ECLI:NL:CRVB:2015:153
Centrale Raad van Beroep
- Hoger beroep
- Rechtspraak.nl
Intrekking en terugvordering van bijstand op basis van waarnemingen en inbreuk op het recht op respect voor privéleven
In deze zaak heeft de Centrale Raad van Beroep op 27 januari 2015 uitspraak gedaan in hoger beroep over de intrekking en terugvordering van bijstand aan appellante, die meer uren werkte dan zij had opgegeven. Appellante ontving sinds 18 januari 2006 bijstand op grond van de Wet werk en bijstand (WWB) en werkte vanaf 1 november 2008 bij een snackbar. In het kader van een project tegen zwart werk heeft het college van burgemeester en wethouders van Diemen waarnemingen verricht om de juistheid van de door appellante opgegeven uren te controleren. De waarnemingen vonden plaats vanaf de openbare weg en hebben geleid tot de conclusie dat appellante de inlichtingenverplichting had geschonden, omdat zij meer uren werkte dan zij had opgegeven.

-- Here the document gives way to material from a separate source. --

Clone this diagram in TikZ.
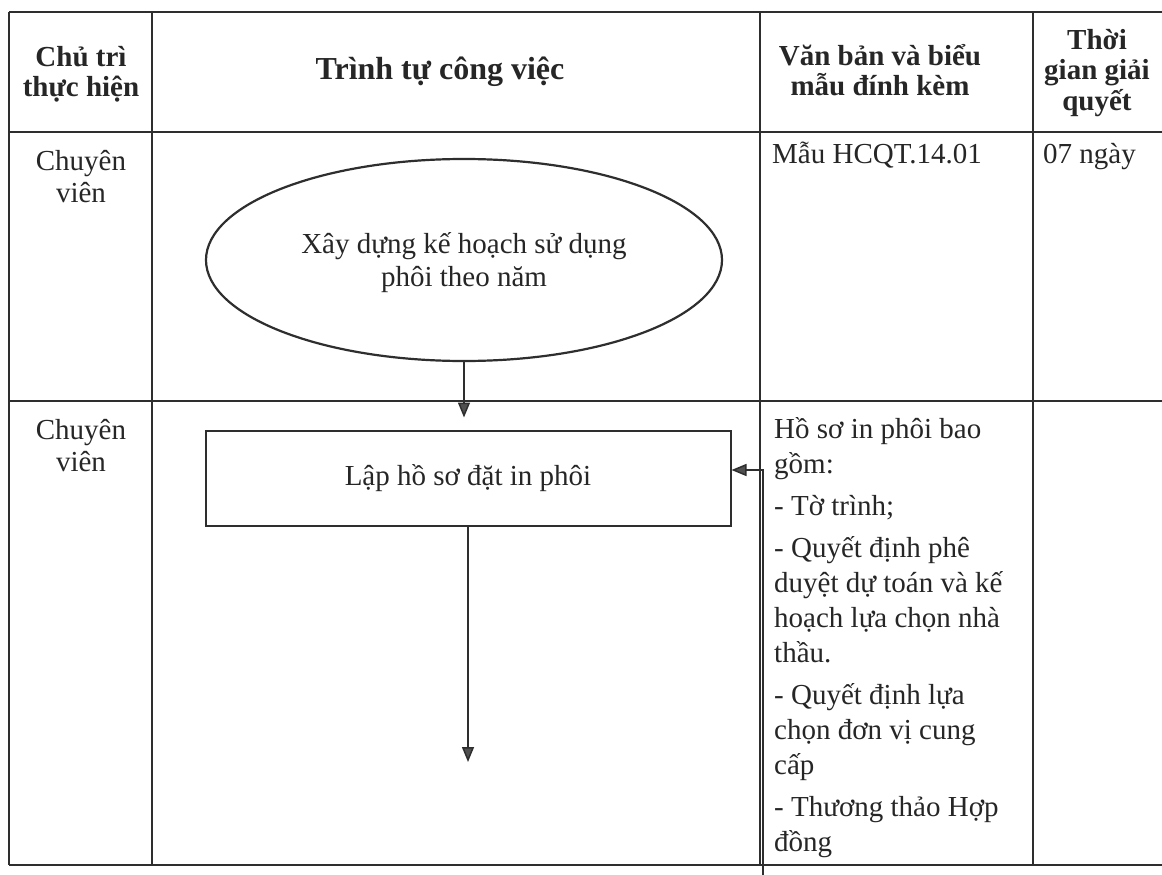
\documentclass[tikz,border=0pt]{standalone}
\usepackage{fontspec}
\setmainfont{Liberation Serif}
\usetikzlibrary{arrows.meta,shapes.geometric}
\lineskiplimit=-100pt
\definecolor{ink}{HTML}{2E2E2E}
\definecolor{txt}{HTML}{262626}
\definecolor{headfill}{HTML}{505050}
\newcommand\mystrut{\rule{0pt}{28pt}}
\newcommand\mydepth{\rule[-8pt]{0pt}{8pt}}
\begin{document}
\begin{tikzpicture}[x=1pt,y=-1pt,
  grid/.style={draw=ink, line width=1.4pt},
  hdr/.style={font=\bfseries\fontsize{29}{30.5}\selectfont, align=center, inner sep=0pt, text=txt},
  body/.style={font=\fontsize{29}{35}\selectfont, inner sep=0pt, text=txt},
  flowbox/.style={draw=ink, line width=2pt, rectangle, minimum width=525pt, minimum height=95pt, inner sep=0pt,
    font=\fontsize{29}{35}\selectfont, text=txt},
  flowell/.style={draw=ink, line width=2.2pt, ellipse, minimum width=516pt, minimum height=202pt, inner sep=0pt,
    align=center, font=\fontsize{29}{33}\selectfont, text=txt},
  conn/.style={draw=ink, line width=1.5pt, -{Triangle[length=15pt,width=12pt,fill=headfill]}},
]
\fill[white] (0,0) rectangle (1162,875);
\useasboundingbox (0,0) rectangle (1162,875);

% table grid
\draw[grid] (9,12) -- (1162,12);
\draw[grid] (9,132) -- (1162,132);
\draw[grid] (9,401) -- (1162,401);
\draw[grid] (9,865) -- (1162,865);
\draw[grid] (9,12) -- (9,865);
\draw[grid] (152,12) -- (152,865);
\draw[grid] (760,12) -- (760,865);
\draw[grid] (1033,12) -- (1033,865);

% header
\node[hdr, anchor=north] (h1) at (81,38) {\mystrut Chủ trì\\thực hiện};
\node[hdr, anchor=base, font=\bfseries\fontsize{32}{34}\selectfont] (h2) at (440,80) {Trình tự công việc};
\node[hdr, anchor=north] (h3) at (880,37) {\mystrut Văn bản và biểu\\mẫu đính kèm};
\node[hdr, anchor=north] (h4) at (1097,21) {\mystrut Thời\\gian giải\\quyết};

% row 1
\node[body, align=center, anchor=north, font=\fontsize{29}{32}\selectfont] (r1a) at (81,142) {\mystrut Chuyên\\viên};
\node[body, anchor=base west] (r1c) at (772,163) {Mẫu HCQT.14.01};
\node[body, anchor=base west] (r1d) at (1043,163) {07 ngày};
\node[flowell] (ell) at (464,260) {\mystrut Xây dựng kế hoạch sử dụng\\phôi theo năm\mydepth};

% row 2
\node[body, align=center, anchor=north, font=\fontsize{29}{32}\selectfont] (r2a) at (81,411) {\mystrut Chuyên\\viên};
\node[flowbox] (box) at (468,478) {Lập hồ sơ đặt in phôi};
\node[body, align=left, anchor=north west] (docs) at (774,410) {\mystrut Hồ sơ in phôi bao\\gồm:\\[7pt]- Tờ trình;\\[7pt]- Quyết định phê\\duyệt dự toán và kế\\hoạch lựa chọn nhà\\thầu.\\[7pt]- Quyết định lựa\\chọn đơn vị cung\\cấp\\[7pt]- Thương thảo Hợp\\đồng};

% connectors
\coordinate (end2) at (468,762);
\coordinate (src) at (763,875);
\coordinate (bend) at (763,470);
\draw[conn] (ell.south) -- ([yshift=12pt]box.north -| ell.south);
\draw[conn] (box.south) -- (end2);
\draw[conn] (src) -- (bend) -- (bend -| box.east);
\end{tikzpicture}
\end{document}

Appellante heeft in hoger beroep aangevoerd dat de waarnemingen in strijd zijn met artikel 8 van het Europees Verdrag voor de Rechten van de Mens (EVRM), omdat er geen concreet signaal was dat haar opgaven niet klopten. De Raad oordeelde echter dat het college gerechtigd was om waarnemingen in te zetten, omdat er geen minder ingrijpend onderzoeksmiddel beschikbaar was. De inbreuk op het privéleven van appellante was gerechtvaardigd, gezien het belang van het economisch welzijn en de bestrijding van fraude met sociale uitkeringen.
De Raad heeft de eerdere uitspraak van de rechtbank vernietigd voor zover deze het college niet had veroordeeld in de kosten van appellante in bezwaar. De Raad heeft het college veroordeeld tot betaling van de proceskosten van appellante en heeft het verzoek om schadevergoeding afgewezen. De uitspraak bevestigt de noodzaak van zorgvuldig onderzoek bij het controleren van bijstandsontvangers en de afweging van privacybelangen tegen het belang van fraudebestrijding.